[BEGIN]

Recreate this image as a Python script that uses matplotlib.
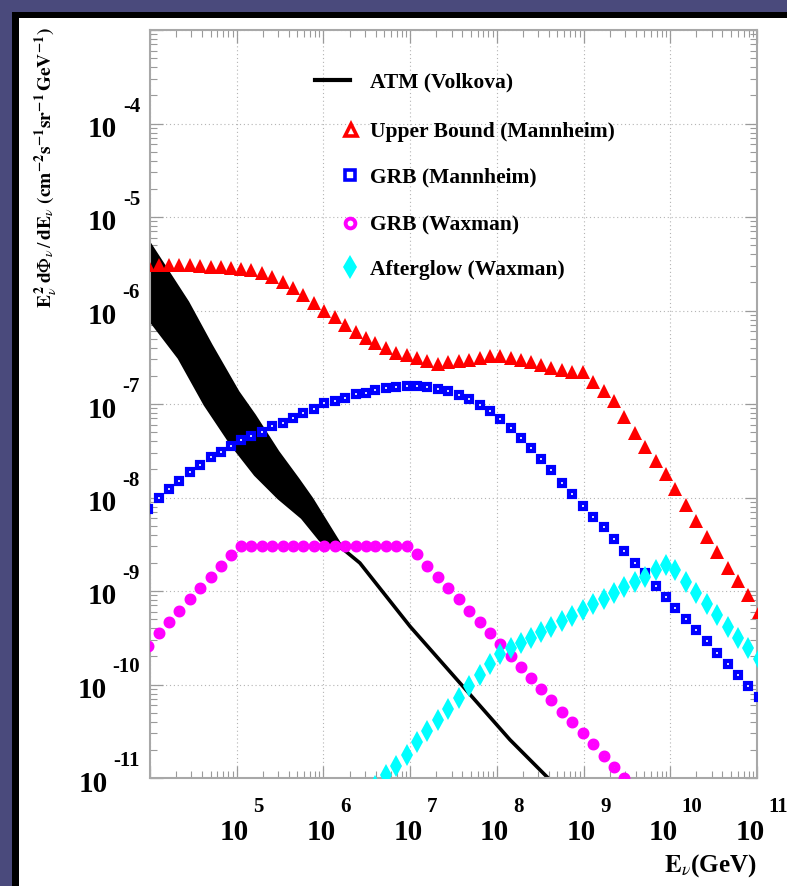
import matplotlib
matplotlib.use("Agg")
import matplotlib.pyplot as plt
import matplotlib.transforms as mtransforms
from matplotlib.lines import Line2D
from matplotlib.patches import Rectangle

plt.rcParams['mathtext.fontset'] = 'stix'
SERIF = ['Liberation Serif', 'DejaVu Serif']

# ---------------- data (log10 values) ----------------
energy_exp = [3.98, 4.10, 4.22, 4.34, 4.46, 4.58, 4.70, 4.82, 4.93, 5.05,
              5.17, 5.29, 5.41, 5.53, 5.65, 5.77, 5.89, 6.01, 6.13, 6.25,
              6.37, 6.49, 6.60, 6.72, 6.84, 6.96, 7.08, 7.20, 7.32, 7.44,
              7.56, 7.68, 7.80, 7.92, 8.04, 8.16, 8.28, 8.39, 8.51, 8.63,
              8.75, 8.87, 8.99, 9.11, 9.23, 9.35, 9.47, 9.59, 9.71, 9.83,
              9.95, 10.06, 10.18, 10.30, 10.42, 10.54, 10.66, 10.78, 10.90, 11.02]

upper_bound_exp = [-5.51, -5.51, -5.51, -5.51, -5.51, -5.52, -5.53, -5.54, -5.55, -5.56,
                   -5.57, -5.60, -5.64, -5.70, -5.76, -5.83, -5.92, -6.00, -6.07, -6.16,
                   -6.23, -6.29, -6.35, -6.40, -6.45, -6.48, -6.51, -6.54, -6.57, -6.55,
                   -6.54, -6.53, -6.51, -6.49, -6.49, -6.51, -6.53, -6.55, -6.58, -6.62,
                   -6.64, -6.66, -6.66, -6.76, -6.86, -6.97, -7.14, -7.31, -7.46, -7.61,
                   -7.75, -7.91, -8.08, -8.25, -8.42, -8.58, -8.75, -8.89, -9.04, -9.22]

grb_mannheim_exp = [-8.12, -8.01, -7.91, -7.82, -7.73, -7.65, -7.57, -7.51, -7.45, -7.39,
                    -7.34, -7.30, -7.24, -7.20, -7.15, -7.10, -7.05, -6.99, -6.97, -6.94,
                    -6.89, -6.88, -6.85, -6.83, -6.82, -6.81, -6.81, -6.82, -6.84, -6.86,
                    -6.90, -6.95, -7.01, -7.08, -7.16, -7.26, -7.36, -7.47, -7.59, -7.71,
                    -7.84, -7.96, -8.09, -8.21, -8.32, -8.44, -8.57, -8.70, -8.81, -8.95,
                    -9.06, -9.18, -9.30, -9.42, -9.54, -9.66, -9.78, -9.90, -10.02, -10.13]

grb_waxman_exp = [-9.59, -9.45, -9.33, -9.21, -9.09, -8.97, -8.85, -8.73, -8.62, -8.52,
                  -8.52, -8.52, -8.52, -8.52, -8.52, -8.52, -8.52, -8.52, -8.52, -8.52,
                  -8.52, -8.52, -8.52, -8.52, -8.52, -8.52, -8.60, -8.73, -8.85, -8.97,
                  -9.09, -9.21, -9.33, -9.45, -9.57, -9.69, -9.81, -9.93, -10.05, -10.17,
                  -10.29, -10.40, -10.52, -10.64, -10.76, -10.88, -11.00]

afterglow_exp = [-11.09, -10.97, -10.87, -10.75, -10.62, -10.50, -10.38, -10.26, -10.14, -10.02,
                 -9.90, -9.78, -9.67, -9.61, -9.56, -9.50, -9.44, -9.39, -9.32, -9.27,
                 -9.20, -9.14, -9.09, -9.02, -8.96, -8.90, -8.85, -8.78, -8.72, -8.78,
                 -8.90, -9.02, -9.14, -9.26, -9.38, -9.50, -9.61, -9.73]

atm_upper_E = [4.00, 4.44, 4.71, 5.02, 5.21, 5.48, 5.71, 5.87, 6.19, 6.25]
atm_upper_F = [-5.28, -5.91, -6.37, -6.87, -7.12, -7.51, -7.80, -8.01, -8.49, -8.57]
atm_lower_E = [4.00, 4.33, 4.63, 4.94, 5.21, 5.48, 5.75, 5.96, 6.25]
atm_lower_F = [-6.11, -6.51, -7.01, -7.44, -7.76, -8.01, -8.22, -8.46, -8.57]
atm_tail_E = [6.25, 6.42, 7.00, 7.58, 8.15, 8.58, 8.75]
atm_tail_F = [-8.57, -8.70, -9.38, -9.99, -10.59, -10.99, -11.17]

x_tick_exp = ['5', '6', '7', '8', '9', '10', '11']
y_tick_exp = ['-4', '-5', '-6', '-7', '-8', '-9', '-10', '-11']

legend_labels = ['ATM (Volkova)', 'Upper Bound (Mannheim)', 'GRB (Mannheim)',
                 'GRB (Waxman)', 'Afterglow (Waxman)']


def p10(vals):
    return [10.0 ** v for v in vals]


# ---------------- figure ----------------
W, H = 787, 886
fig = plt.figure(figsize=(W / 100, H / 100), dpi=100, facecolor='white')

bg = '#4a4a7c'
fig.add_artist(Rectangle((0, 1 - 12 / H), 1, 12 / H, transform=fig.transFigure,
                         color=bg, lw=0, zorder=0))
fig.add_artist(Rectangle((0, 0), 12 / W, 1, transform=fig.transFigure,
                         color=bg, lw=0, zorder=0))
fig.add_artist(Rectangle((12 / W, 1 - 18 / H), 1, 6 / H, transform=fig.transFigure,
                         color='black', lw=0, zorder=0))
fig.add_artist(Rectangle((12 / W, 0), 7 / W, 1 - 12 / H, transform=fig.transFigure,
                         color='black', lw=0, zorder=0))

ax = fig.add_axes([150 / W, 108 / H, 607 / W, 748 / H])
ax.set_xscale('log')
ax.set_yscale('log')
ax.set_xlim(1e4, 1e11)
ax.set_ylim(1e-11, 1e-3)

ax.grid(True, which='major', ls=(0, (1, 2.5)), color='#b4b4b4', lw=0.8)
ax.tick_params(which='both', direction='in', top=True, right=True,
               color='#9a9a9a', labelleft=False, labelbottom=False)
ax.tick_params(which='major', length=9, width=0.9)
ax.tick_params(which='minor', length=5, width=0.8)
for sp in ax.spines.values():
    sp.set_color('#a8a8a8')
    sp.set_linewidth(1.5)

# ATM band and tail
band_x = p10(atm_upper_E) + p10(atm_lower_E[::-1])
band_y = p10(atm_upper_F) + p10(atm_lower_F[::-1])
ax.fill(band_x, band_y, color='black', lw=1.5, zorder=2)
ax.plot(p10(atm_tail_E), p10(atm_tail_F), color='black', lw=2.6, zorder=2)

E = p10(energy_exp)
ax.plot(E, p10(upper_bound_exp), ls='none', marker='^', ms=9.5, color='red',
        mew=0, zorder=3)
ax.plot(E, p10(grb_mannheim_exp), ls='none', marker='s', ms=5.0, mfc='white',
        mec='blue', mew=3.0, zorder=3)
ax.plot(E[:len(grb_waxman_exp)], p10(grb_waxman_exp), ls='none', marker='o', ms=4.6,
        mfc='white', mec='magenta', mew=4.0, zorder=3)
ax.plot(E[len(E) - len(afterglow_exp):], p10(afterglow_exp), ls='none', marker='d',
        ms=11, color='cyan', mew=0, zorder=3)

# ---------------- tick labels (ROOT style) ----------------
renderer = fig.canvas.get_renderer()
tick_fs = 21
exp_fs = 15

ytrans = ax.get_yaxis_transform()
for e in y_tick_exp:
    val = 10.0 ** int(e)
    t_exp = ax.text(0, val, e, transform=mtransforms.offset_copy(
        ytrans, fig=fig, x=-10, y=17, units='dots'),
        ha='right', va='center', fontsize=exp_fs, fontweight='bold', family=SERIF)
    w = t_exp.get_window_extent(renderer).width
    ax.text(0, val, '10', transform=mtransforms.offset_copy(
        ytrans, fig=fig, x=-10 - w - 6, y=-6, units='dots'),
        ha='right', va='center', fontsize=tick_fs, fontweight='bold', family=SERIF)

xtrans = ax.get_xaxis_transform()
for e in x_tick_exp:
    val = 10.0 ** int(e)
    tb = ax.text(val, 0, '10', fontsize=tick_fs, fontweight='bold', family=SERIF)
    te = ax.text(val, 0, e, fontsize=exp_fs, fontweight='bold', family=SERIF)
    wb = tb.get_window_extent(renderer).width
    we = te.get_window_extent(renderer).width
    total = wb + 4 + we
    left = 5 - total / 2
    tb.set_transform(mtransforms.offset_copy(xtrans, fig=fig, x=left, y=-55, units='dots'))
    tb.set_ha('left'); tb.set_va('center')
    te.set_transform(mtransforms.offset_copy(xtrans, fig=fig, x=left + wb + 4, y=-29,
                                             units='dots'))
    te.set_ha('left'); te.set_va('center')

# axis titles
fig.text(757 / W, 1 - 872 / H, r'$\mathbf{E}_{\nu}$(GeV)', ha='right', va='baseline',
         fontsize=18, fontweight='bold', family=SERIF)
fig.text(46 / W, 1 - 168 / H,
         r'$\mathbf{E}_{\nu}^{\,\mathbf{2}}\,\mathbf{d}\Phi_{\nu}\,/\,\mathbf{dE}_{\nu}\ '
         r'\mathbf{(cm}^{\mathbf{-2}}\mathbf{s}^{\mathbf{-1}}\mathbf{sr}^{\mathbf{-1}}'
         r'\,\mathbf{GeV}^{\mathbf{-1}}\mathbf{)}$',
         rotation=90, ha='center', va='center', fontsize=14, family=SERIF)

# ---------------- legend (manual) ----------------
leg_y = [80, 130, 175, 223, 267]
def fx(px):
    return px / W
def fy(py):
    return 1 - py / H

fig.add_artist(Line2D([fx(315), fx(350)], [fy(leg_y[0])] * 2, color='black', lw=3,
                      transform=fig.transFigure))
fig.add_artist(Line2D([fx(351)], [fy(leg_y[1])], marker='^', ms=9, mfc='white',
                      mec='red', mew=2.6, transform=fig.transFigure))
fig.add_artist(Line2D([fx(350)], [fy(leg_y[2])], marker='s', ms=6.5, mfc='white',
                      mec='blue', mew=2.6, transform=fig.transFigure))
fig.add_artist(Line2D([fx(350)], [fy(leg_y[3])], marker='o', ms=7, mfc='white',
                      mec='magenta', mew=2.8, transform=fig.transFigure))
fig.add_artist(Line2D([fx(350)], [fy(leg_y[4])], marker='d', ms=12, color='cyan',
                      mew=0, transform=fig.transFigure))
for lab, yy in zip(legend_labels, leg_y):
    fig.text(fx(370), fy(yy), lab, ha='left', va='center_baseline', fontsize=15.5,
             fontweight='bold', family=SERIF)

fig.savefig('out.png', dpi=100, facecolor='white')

[END]

Your task is to return the lines above, from the first one up to and including the line containing "-8.89, -9.04, -9.22]", minus any pictures.

Recreate this image as a Python script that uses matplotlib.
import matplotlib
matplotlib.use("Agg")
import matplotlib.pyplot as plt
import matplotlib.transforms as mtransforms
from matplotlib.lines import Line2D
from matplotlib.patches import Rectangle

plt.rcParams['mathtext.fontset'] = 'stix'
SERIF = ['Liberation Serif', 'DejaVu Serif']

# ---------------- data (log10 values) ----------------
energy_exp = [3.98, 4.10, 4.22, 4.34, 4.46, 4.58, 4.70, 4.82, 4.93, 5.05,
              5.17, 5.29, 5.41, 5.53, 5.65, 5.77, 5.89, 6.01, 6.13, 6.25,
              6.37, 6.49, 6.60, 6.72, 6.84, 6.96, 7.08, 7.20, 7.32, 7.44,
              7.56, 7.68, 7.80, 7.92, 8.04, 8.16, 8.28, 8.39, 8.51, 8.63,
              8.75, 8.87, 8.99, 9.11, 9.23, 9.35, 9.47, 9.59, 9.71, 9.83,
              9.95, 10.06, 10.18, 10.30, 10.42, 10.54, 10.66, 10.78, 10.90, 11.02]

upper_bound_exp = [-5.51, -5.51, -5.51, -5.51, -5.51, -5.52, -5.53, -5.54, -5.55, -5.56,
                   -5.57, -5.60, -5.64, -5.70, -5.76, -5.83, -5.92, -6.00, -6.07, -6.16,
                   -6.23, -6.29, -6.35, -6.40, -6.45, -6.48, -6.51, -6.54, -6.57, -6.55,
                   -6.54, -6.53, -6.51, -6.49, -6.49, -6.51, -6.53, -6.55, -6.58, -6.62,
                   -6.64, -6.66, -6.66, -6.76, -6.86, -6.97, -7.14, -7.31, -7.46, -7.61,
                   -7.75, -7.91, -8.08, -8.25, -8.42, -8.58, -8.75, -8.89, -9.04, -9.22]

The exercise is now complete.